Mais ce bienfait est encore restreint. Le champ où il s’exerce a pour limite la distance où s’arrête le transport de la force électrique ; c’est-à-dire, dans les circonstances actuelles, un rayon d’action de 60 à 80 kilomètres, — rayon qui s’accroît, tous les jours. Au-delà de cette portée, le fluide électrique s’échappe : il y a fuite et déperdition, ou bien il faut que les câbles soient d’une grosseur telle qu’il ne peut être question de les employer. Toute industrie qui suppose le transport électrique de la force est donc, jusqu’à nouvel ordre, serve de la montagne. Elle n’est libérée que jusqu’à une certaine distance de 40 à 50 kilomètres.

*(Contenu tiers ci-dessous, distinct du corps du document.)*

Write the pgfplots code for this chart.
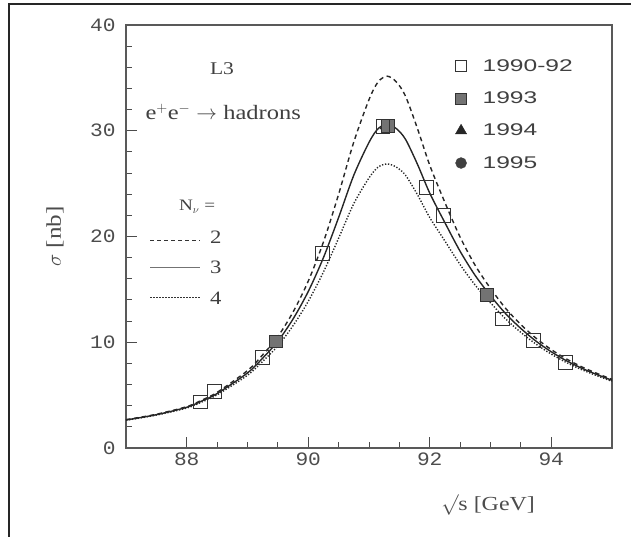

Elle ne peut aller au-delà ; elle a un fil à la patte.

Or, un troisième procédé industriel, qui n’est qu’une autre application des principes qui viennent d’être développés, prend, à l’heure qu’il est, un grand essor : l’électrolyse. Le mot dit très bien ce qu’il veut dire : « Je délie par l’électricité. » La force hydraulique, soit qu’elle se transforme en fluide électrique, soit qu’on obtienne par elle des températures extraordinairement hautes et maniables, produit des résultats industriels véritablement imprévus. La chaleur du foyer de houille ne se règle pas ; tandis que la force du courant électrique, étant à la fois instantanée et continue, agit, cesse ou dure au gré d’un bouton que l’on pousse. En outre, il ne peut être question de produire avec la houille les températures que l’on obtient avec l’énergie hydraulique.

Aussi, les industries nouvelles qui ont besoin, avant tout, de ces deux élémens : puissance et docilité du fluide ou du calorique sont venues s’établir là où la force des hautes chutes leur fournissait l’énergie avec une abondance extraordinaire et à bas prix. Les usines qui fabriquent la soude, le carbure de calcium, l’aluminium sont dans ce cas. Elles se multiplient. Elles ajoutent leur prospérité récente à celle que l’utilisation des hautes chutes a développée dans ces vallées. Leur avenir est illimité ; elles ont, sans peine, aboli toute concurrence.